COUNTRY JOE McDONALD
Friday April 11, 2003

The other day my wife brought home a baby bunny. She had stopped at the pet store on the way home from work and picked it out from a bunch of baby bunnies. There is nothing like a baby bunny. They are perhaps the cutest thing in the world. 

You know bunnies are born hairless and very tiny into a bed of fur picked from their mothers’ coats. Tiny hairless blind tiny things squirmy and hungry for mothers’ milk. Ours is of course covered with fur and has its eyes wide open. It’s a female, so they say, but it is hard to tell at this age and we have gotten it wrong before: Peter turned out to be a girl and Fuzzy a boy. 

Nothing says spring like a baby bunny. They do a thing called “pop corn” where they leap straight up in the air and turn on a dime. Nothing, that is, except perhaps the blossoms of our Santa Rosa Plum Tree. Incredible white cascade against the blue skies of March. In just a heartbeat they turn into an abundance of delicious sweet and sour treats. 

I tied a yellow ribbon around that plum tree during the Gulf War vowing not to take it down until my nephew returned from his war duty in the Persian Gulf. He did return and today is in good health. Thank you God. And I took the yellow ribbon down. 

Today I am thinking of putting up another yellow ribbon for all those boys and girls and men and women who have left their homes and are missing this spring weather and blossoms and baby bunnies. 

I was happy to see the new bunny but also worried. I wondered how Fuzzy, our adult bunny who lives in our backyard, and this new baby bunny would get along. Bunnies are very complex social creatures. A warren in the wild may have several hundred individuals living together. 

My wife and son got another baby bunny last year and it did not work out well. Speedy, the new bunny, called that because he sped around the living room so fast when he was a baby, turned on Fuzzy when he became an adolescent. We never got him fixed and maybe we should have. Lowered testosterone levels might have helped. 

At first Fuzzy chased Speedy, but then got used to him. They would sit together in the sun and Fuzzy would preen Speedy. But one day I went out on the deck and saw tufts of brown fur all over the yard and Fuzzy on the deck fearful. With some investigation I discovered that Speedy had been attacking him. 

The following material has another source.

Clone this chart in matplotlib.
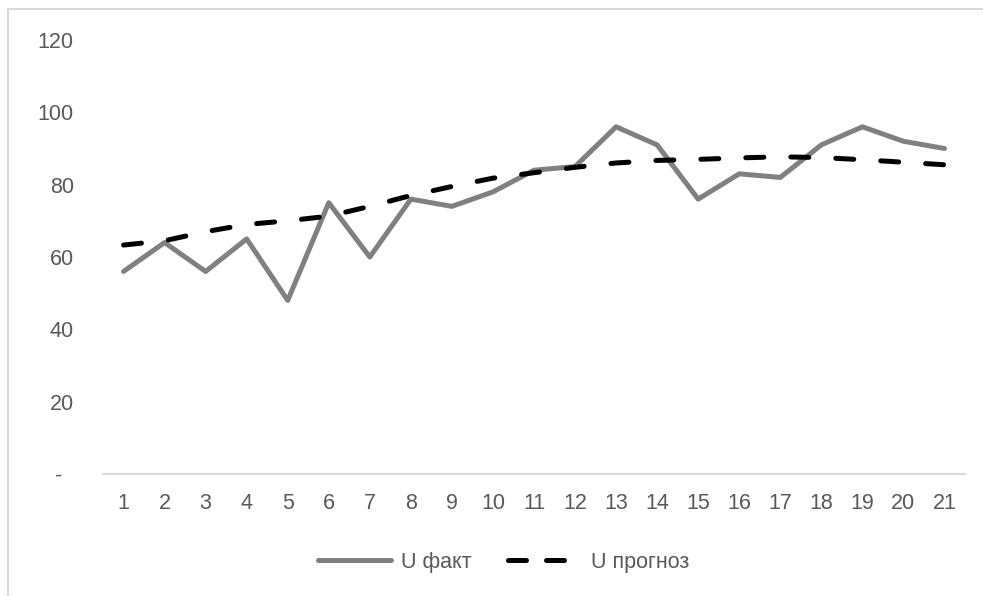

We tried many things to broker peace, and all failed. I began to hate that rabbit and found that we could not give him away. The House Rabbit Society would not take him. Plus he bit me one day, disqualifying himself as a nice house pet. So I announced to the family I would take him on a one-way trip to the animal control people, as even the Humane Society would not take him. 

I pulled him out of his cage wearing gloves so as not to get bitten or scratched. Rabbits can be very aggressive and fierce if they want to be. I put him in a cage in the kitchen for his last night. In the morning he was dead. 

If you have some bunnies who do not get along and you want them to, here is what you do. Put them in a new environment together. In their mutual anxiety they will bond and become friends. We of course tried this with Fuzzy and Speedy, and it worked at first but not later. I think Speedy went insane. Perhaps he had a brain tumor.  

My daddy was a farm boy and a cowboy. He taught me to whistle at a rabbit to stop it so you could shoot it. It works. The rabbit stops and listens. I shot with my B.B. gun but never hit a rabbit. 

Maybe we could put humans in a new environment and they would bond and not fight. Then again, what about madness and brain tumors. 

When I was a teenager in the U.S. Navy in Japan I pressed cherry blossoms one spring and put them in plastic in my photo album. I still have those blossoms from Atsugi, Japan. 

There is nothing like a baby bunny and spring blossoms. I hope the bunnies get along, the blossoms give us good fruit and the soldiers come home from the war. 

Country Joe McDonald is a resident of Berkeley.